• [Exercise]: Reproduce the data below in full and exclude every picture.

--- begin ---

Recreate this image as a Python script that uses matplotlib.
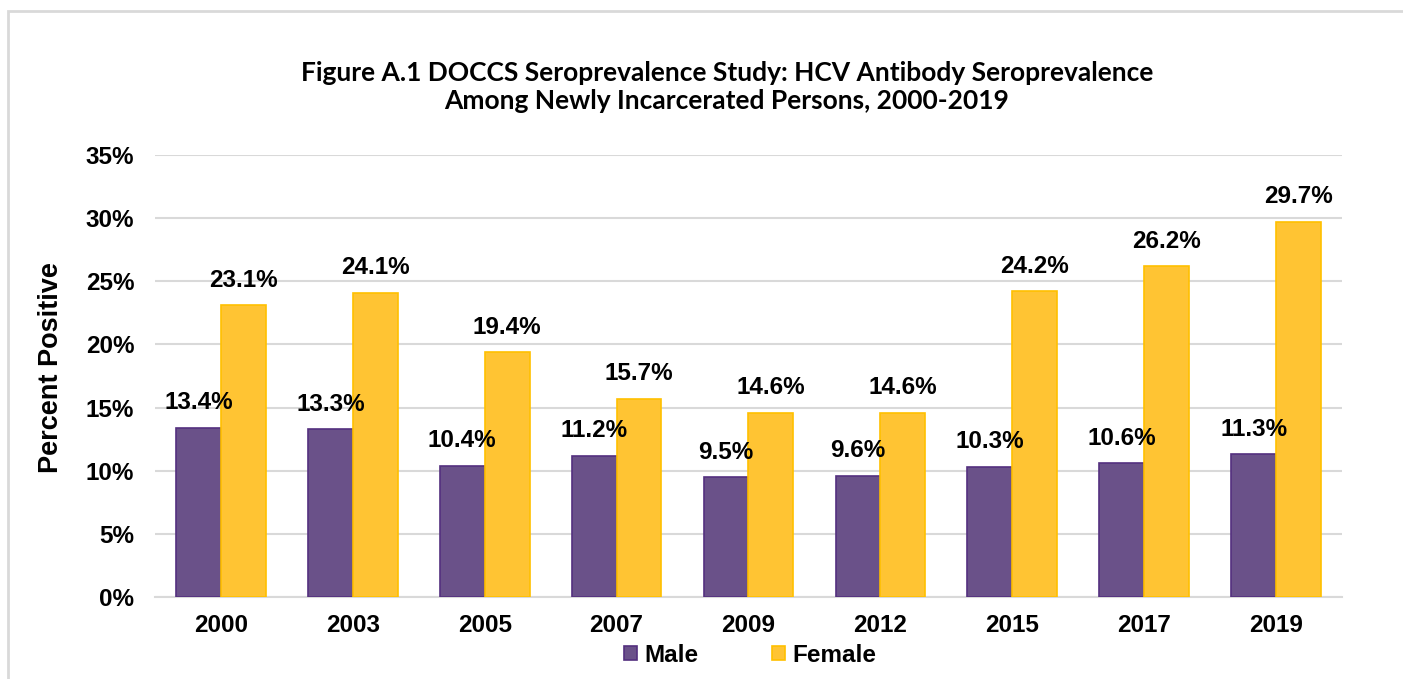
import numpy as np
import matplotlib.pyplot as plt
from matplotlib.patches import Rectangle

years = ['2000', '2003', '2005', '2007', '2009', '2012', '2015', '2017', '2019']
male = [13.4, 13.3, 10.4, 11.2, 9.5, 9.6, 10.3, 10.6, 11.3]
female = [23.1, 24.1, 19.4, 15.7, 14.6, 14.6, 24.2, 26.2, 29.7]

purple = '#6A5189'
purple_edge = '#54307F'
gold = '#FFC433'
gold_edge = '#FFC000'
grid_c = '#D9D9D9'

W, H = 1403, 679
fig = plt.figure(figsize=(W / 100, H / 100), dpi=100)
ax = fig.add_axes([155 / W, 1 - 597 / H, (1342 - 155) / W, (597 - 155) / H])

# light frame around the chart
fig.patches.append(Rectangle((8 / W, -0.05), 1.2, 1 - 11 / H + 0.05, transform=fig.transFigure,
                             fill=False, edgecolor='#D9D9D9', linewidth=2))

x = np.arange(len(years))
bw = 0.34
bm = ax.bar(x - bw / 2, male, bw, color=purple, edgecolor=purple_edge, linewidth=1.2, label='Male', zorder=3)
bf = ax.bar(x + bw / 2, female, bw, color=gold, edgecolor=gold_edge, linewidth=1.2, label='Female', zorder=3)

lab_font = dict(family='Liberation Sans', weight='bold', size=17.5)
for bars, vals in ((bm, male), (bf, female)):
    for b, v in zip(bars, vals):
        ax.annotate(f'{v:.1f}%', (b.get_x() + b.get_width() / 2, v), xytext=(0, 18),
                    textcoords='offset points', ha='center', va='center', **lab_font)

ax.set_xlim(-0.5, len(years) - 0.5)
ax.set_ylim(0, 35)
ax.set_yticks(range(0, 36, 5))
ax.set_yticklabels([f'{t}%' for t in range(0, 36, 5)], **lab_font)
ax.set_xticks(x)
ax.set_xticklabels(years, **lab_font)
ax.tick_params(length=0)
ax.tick_params(axis='y', pad=15)
ax.tick_params(axis='x', pad=12)
ax.grid(axis='y', color=grid_c, linewidth=1.5, zorder=0)
for s in ('top', 'right', 'left'):
    ax.spines[s].set_visible(False)
ax.spines['bottom'].set_color(grid_c)
ax.spines['bottom'].set_linewidth(1.5)

ax.set_ylabel('Percent Positive', family='Liberation Sans', weight='bold', size=19.5)
ax.yaxis.set_label_coords(-0.0765, 0.518)

fig.text(727 / W, 1 - 87 / H,
         'Figure A.1 DOCCS Seroprevalence Study: HCV Antibody Seroprevalence\n'
         'Among Newly Incarcerated Persons, 2000-2019',
         ha='center', va='center', family='Lato', weight='bold', size=19, linespacing=1.2)

fig.legend(handles=[bm, bf], loc='center', bbox_to_anchor=(750 / W, 1 - 655 / H), ncol=2,
           frameon=False, prop=dict(family='Liberation Sans', weight='bold', size=17.5),
           handlelength=0.55, handleheight=0.55, handletextpad=0.3, columnspacing=3.0)

fig.savefig('out.png', dpi=100)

--- end ---

• [Solution to this exercise]:
Recreate this image as a Python script that uses matplotlib.
import numpy as np
import matplotlib.pyplot as plt
from matplotlib.patches import Rectangle

years = ['2000', '2003', '2005', '2007', '2009', '2012', '2015', '2017', '2019']
male = [13.4, 13.3, 10.4, 11.2, 9.5, 9.6, 10.3, 10.6, 11.3]
female = [23.1, 24.1, 19.4, 15.7, 14.6, 14.6, 24.2, 26.2, 29.7]

purple = '#6A5189'
purple_edge = '#54307F'
gold = '#FFC433'
gold_edge = '#FFC000'
grid_c = '#D9D9D9'

W, H = 1403, 679
fig = plt.figure(figsize=(W / 100, H / 100), dpi=100)
ax = fig.add_axes([155 / W, 1 - 597 / H, (1342 - 155) / W, (597 - 155) / H])

# light frame around the chart
fig.patches.append(Rectangle((8 / W, -0.05), 1.2, 1 - 11 / H + 0.05, transform=fig.transFigure,
                             fill=False, edgecolor='#D9D9D9', linewidth=2))

x = np.arange(len(years))
bw = 0.34
bm = ax.bar(x - bw / 2, male, bw, color=purple, edgecolor=purple_edge, linewidth=1.2, label='Male', zorder=3)
bf = ax.bar(x + bw / 2, female, bw, color=gold, edgecolor=gold_edge, linewidth=1.2, label='Female', zorder=3)

lab_font = dict(family='Liberation Sans', weight='bold', size=17.5)
for bars, vals in ((bm, male), (bf, female)):
    for b, v in zip(bars, vals):
        ax.annotate(f'{v:.1f}%', (b.get_x() + b.get_width() / 2, v), xytext=(0, 18),
                    textcoords='offset points', ha='center', va='center', **lab_font)

ax.set_xlim(-0.5, len(years) - 0.5)
ax.set_ylim(0, 35)
ax.set_yticks(range(0, 36, 5))
ax.set_yticklabels([f'{t}%' for t in range(0, 36, 5)], **lab_font)
ax.set_xticks(x)
ax.set_xticklabels(years, **lab_font)
ax.tick_params(length=0)
ax.tick_params(axis='y', pad=15)
ax.tick_params(axis='x', pad=12)
ax.grid(axis='y', color=grid_c, linewidth=1.5, zorder=0)
for s in ('top', 'right', 'left'):
    ax.spines[s].set_visible(False)
ax.spines['bottom'].set_color(grid_c)
ax.spines['bottom'].set_linewidth(1.5)

ax.set_ylabel('Percent Positive', family='Liberation Sans', weight='bold', size=19.5)
ax.yaxis.set_label_coords(-0.0765, 0.518)

fig.text(727 / W, 1 - 87 / H,
         'Figure A.1 DOCCS Seroprevalence Study: HCV Antibody Seroprevalence\n'
         'Among Newly Incarcerated Persons, 2000-2019',
         ha='center', va='center', family='Lato', weight='bold', size=19, linespacing=1.2)

fig.legend(handles=[bm, bf], loc='center', bbox_to_anchor=(750 / W, 1 - 655 / H), ncol=2,
           frameon=False, prop=dict(family='Liberation Sans', weight='bold', size=17.5),
           handlelength=0.55, handleheight=0.55, handletextpad=0.3, columnspacing=3.0)

fig.savefig('out.png', dpi=100)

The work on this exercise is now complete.